Task to complete:
Write out the data again exactly, skipping every picture.

=-=-=-=-=

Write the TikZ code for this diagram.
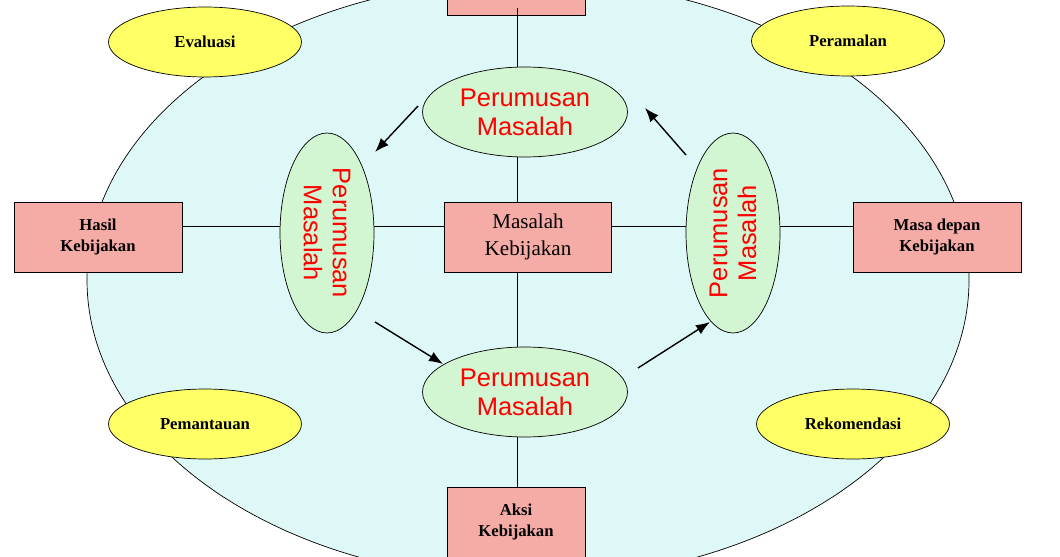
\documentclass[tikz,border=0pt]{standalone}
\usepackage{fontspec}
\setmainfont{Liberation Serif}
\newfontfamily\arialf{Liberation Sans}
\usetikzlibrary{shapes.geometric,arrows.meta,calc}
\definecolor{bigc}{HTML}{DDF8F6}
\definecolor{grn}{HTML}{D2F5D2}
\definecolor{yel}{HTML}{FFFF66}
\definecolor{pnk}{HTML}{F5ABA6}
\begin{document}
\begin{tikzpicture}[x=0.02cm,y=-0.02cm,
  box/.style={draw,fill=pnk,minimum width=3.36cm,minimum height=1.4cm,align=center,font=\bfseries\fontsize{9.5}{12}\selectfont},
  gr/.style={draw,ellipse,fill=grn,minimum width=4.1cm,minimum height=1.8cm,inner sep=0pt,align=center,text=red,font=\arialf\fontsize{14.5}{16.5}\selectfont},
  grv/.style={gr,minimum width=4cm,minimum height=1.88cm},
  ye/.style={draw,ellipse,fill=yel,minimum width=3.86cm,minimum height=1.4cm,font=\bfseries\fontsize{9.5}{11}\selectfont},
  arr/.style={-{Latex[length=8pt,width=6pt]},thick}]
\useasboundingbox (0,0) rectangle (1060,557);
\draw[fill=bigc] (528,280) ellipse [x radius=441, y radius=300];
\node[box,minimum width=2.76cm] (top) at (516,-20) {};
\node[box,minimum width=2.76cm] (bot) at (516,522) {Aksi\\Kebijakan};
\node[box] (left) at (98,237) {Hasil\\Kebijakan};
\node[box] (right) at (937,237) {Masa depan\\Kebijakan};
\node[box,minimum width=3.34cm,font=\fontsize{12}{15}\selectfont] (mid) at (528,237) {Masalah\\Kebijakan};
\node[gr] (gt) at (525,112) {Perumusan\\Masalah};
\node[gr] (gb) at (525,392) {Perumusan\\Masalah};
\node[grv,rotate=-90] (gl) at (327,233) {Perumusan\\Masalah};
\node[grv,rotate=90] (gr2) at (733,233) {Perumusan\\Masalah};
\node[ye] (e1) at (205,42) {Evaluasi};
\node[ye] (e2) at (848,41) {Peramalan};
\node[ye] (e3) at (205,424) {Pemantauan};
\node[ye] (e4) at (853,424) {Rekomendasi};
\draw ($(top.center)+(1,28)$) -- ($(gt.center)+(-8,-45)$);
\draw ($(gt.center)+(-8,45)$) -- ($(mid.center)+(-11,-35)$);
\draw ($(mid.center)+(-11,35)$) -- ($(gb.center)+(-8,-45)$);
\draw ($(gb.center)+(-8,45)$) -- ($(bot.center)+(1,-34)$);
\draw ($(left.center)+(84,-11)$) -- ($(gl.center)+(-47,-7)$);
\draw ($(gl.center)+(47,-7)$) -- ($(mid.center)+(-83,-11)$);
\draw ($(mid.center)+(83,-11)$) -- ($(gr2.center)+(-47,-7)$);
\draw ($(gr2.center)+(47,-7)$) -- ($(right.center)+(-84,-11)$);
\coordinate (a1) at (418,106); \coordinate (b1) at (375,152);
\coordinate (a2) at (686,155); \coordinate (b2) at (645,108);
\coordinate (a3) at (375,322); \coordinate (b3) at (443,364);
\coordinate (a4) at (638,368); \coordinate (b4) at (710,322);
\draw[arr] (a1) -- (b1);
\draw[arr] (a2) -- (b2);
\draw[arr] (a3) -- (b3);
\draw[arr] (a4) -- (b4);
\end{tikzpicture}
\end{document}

=-=-=-=-=

Finished task:
Write the TikZ code for this diagram.
\documentclass[tikz,border=0pt]{standalone}
\usepackage{fontspec}
\setmainfont{Liberation Serif}
\newfontfamily\arialf{Liberation Sans}
\usetikzlibrary{shapes.geometric,arrows.meta,calc}
\definecolor{bigc}{HTML}{DDF8F6}
\definecolor{grn}{HTML}{D2F5D2}
\definecolor{yel}{HTML}{FFFF66}
\definecolor{pnk}{HTML}{F5ABA6}
\begin{document}
\begin{tikzpicture}[x=0.02cm,y=-0.02cm,
  box/.style={draw,fill=pnk,minimum width=3.36cm,minimum height=1.4cm,align=center,font=\bfseries\fontsize{9.5}{12}\selectfont},
  gr/.style={draw,ellipse,fill=grn,minimum width=4.1cm,minimum height=1.8cm,inner sep=0pt,align=center,text=red,font=\arialf\fontsize{14.5}{16.5}\selectfont},
  grv/.style={gr,minimum width=4cm,minimum height=1.88cm},
  ye/.style={draw,ellipse,fill=yel,minimum width=3.86cm,minimum height=1.4cm,font=\bfseries\fontsize{9.5}{11}\selectfont},
  arr/.style={-{Latex[length=8pt,width=6pt]},thick}]
\useasboundingbox (0,0) rectangle (1060,557);
\draw[fill=bigc] (528,280) ellipse [x radius=441, y radius=300];
\node[box,minimum width=2.76cm] (top) at (516,-20) {};
\node[box,minimum width=2.76cm] (bot) at (516,522) {Aksi\\Kebijakan};
\node[box] (left) at (98,237) {Hasil\\Kebijakan};
\node[box] (right) at (937,237) {Masa depan\\Kebijakan};
\node[box,minimum width=3.34cm,font=\fontsize{12}{15}\selectfont] (mid) at (528,237) {Masalah\\Kebijakan};
\node[gr] (gt) at (525,112) {Perumusan\\Masalah};
\node[gr] (gb) at (525,392) {Perumusan\\Masalah};
\node[grv,rotate=-90] (gl) at (327,233) {Perumusan\\Masalah};
\node[grv,rotate=90] (gr2) at (733,233) {Perumusan\\Masalah};
\node[ye] (e1) at (205,42) {Evaluasi};
\node[ye] (e2) at (848,41) {Peramalan};
\node[ye] (e3) at (205,424) {Pemantauan};
\node[ye] (e4) at (853,424) {Rekomendasi};
\draw ($(top.center)+(1,28)$) -- ($(gt.center)+(-8,-45)$);
\draw ($(gt.center)+(-8,45)$) -- ($(mid.center)+(-11,-35)$);
\draw ($(mid.center)+(-11,35)$) -- ($(gb.center)+(-8,-45)$);
\draw ($(gb.center)+(-8,45)$) -- ($(bot.center)+(1,-34)$);
\draw ($(left.center)+(84,-11)$) -- ($(gl.center)+(-47,-7)$);
\draw ($(gl.center)+(47,-7)$) -- ($(mid.center)+(-83,-11)$);
\draw ($(mid.center)+(83,-11)$) -- ($(gr2.center)+(-47,-7)$);
\draw ($(gr2.center)+(47,-7)$) -- ($(right.center)+(-84,-11)$);
\coordinate (a1) at (418,106); \coordinate (b1) at (375,152);
\coordinate (a2) at (686,155); \coordinate (b2) at (645,108);
\coordinate (a3) at (375,322); \coordinate (b3) at (443,364);
\coordinate (a4) at (638,368); \coordinate (b4) at (710,322);
\draw[arr] (a1) -- (b1);
\draw[arr] (a2) -- (b2);
\draw[arr] (a3) -- (b3);
\draw[arr] (a4) -- (b4);
\end{tikzpicture}
\end{document}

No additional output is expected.